2015 was set to be a fantastic year for Zelda fans, but with Wii U’s The Legend Of Zelda delayed until at least 2016 the festive schedule looked bereft of any Link based action. However, stepping into the breach is the 3DS exclusive Tri Force Heroes. Announced at this year’s E3, the multiplayer title channels the visual style of previous handheld entries such as Spirit Tracks and A Link Between Worlds into a co-operative adventure for three players.
Any concerns that this isn’t a fully fledged Zelda experience should be dispelled by the involvement of legendary producer Eiji Aonuma and A Link Between Worlds’ director Hiromasa Shikata, both of whom have worked on the franchise for many years.
Set in the kingdom of Hytopia, a stylish place where its residents loved fashion, all except a witch who lived in the Drablands. She sends a magical package to the kingdom’s Princess Styla, which diabolically causes a permanent wardrobe malfunction and clads her in clothes she wouldn’t be seen dead in, forcing her into hiding. Her father, King Tuft, sends out envoys looking for Totem Heroes – essential criteria of course featuring pointy ears, thick sideburns and a side parting – who can enter the Drablands and defeat the witch, which is where you come in. As with the classic Four Swords, players have to work together to solve puzzles and dispatch enemies, and as Totem Heroes you have the ability to stack on top of one another.
Upon arriving in Hytopia you’re immediately introduced to Madame Couture and her tailor shop, and the magical clothing she creates there. In keeping with the fashionista setting, acquiring different outfits is one of the core aspects of the game, with each successful quest rewarding you with an item that you can put towards a new set of clothes, with a steadily increasing number needed for the more powerful outfits. With seventy different items, and a growing number of attires there’s definitely plenty to keep you occupied.
Sir Combsly, leader of the Witch-Hunting Brigade, sets you on your way to the Drablands, whereupon you can set off either in a team of three, or as a lonesome adventurer – though you’re advised against riding solo. You can join up with your friends, either online or in local co-op, with a local-play download option allowing those without the game to assist you. You can of course team up online with random players as well, and on the whole the lobby system was stable, with a minimal number of disconnections so far.
You can communicate with your fellow adventurers via a series of emoticons located on the touchscreen, which broadly cover the necessary messages you need to send to each other such as “use you item” or “pick me up”. It is however a somewhat vague system, that leaves plenty of room for (mis)interpretation and confusion, while you shout at your 3DS’ screen as you watch your fellow players do the exact opposite from what you need them to. Playing with friends can alleviate some of these problems, as you can text or use something like Facebook messenger to stay in touch, though this also requires you to look away from the screen. However, this isn’t possible when playing with unknowns and only time will tell whether this is a problem or something you’ll become accustomed to.

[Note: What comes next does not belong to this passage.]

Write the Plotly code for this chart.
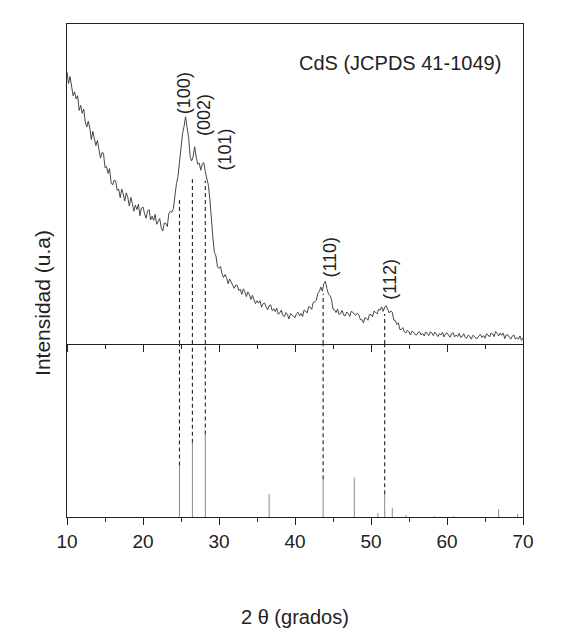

Playing alone sees you accompanied by two doppelgängers, empty shells that you can take control of by tapping on their icon on the touchscreen. It reminds me of the Lego games, switching between teammates in order to solve puzzles, though sadly they don’t follow you meaning that it can feel like you’re covering the same ground with them. It does however mean you can progress with the game when you’re bereft of friends or an internet connection, with the added advantage of avoiding any communication problems.
The first level finds you in the Deku Forest, and your task, as in every level, is simply to reach the end of each area with the entirety of your team. The way is barred by various puzzles, with the first area requiring you to lift and throw your teammates to higher platforms so that they can reach switches. You’re armed with a sword with which to dispatch enemies as well as a special item that you pick up at the opening of a level such as a bow, bombs, or a water staff that creates pillars of foam that you can walk on. Subsequent levels provide differing numbers of these items, with you and your teammates often taking on a particular role based on your choice of item, which adds some nice variety to proceedings.
Each area ends in a boss battle, which again relies on teamwork and the use of your special items in order to persevere. Multiple height levels are often a key in the earlier encounters, stacking your team on top of one another in order to take the boss down. The difficulty is definitely dialled towards the easier end of the spectrum at this early stage, but both puzzles and enemies look to ramp up quite considerably as you progress further, and with all three players sharing a heart meter you will really have to pull together to succeed.
It’s going to be interesting to see how the full game pans out, with the multiplayer aspect working very well from a technical point of view, but a few questions remain over how extensive the communication tools will be as you encounter more complicated puzzles. As the only remaining Zelda release of 2015 though, one can only hope that it lives up to its storied legacy.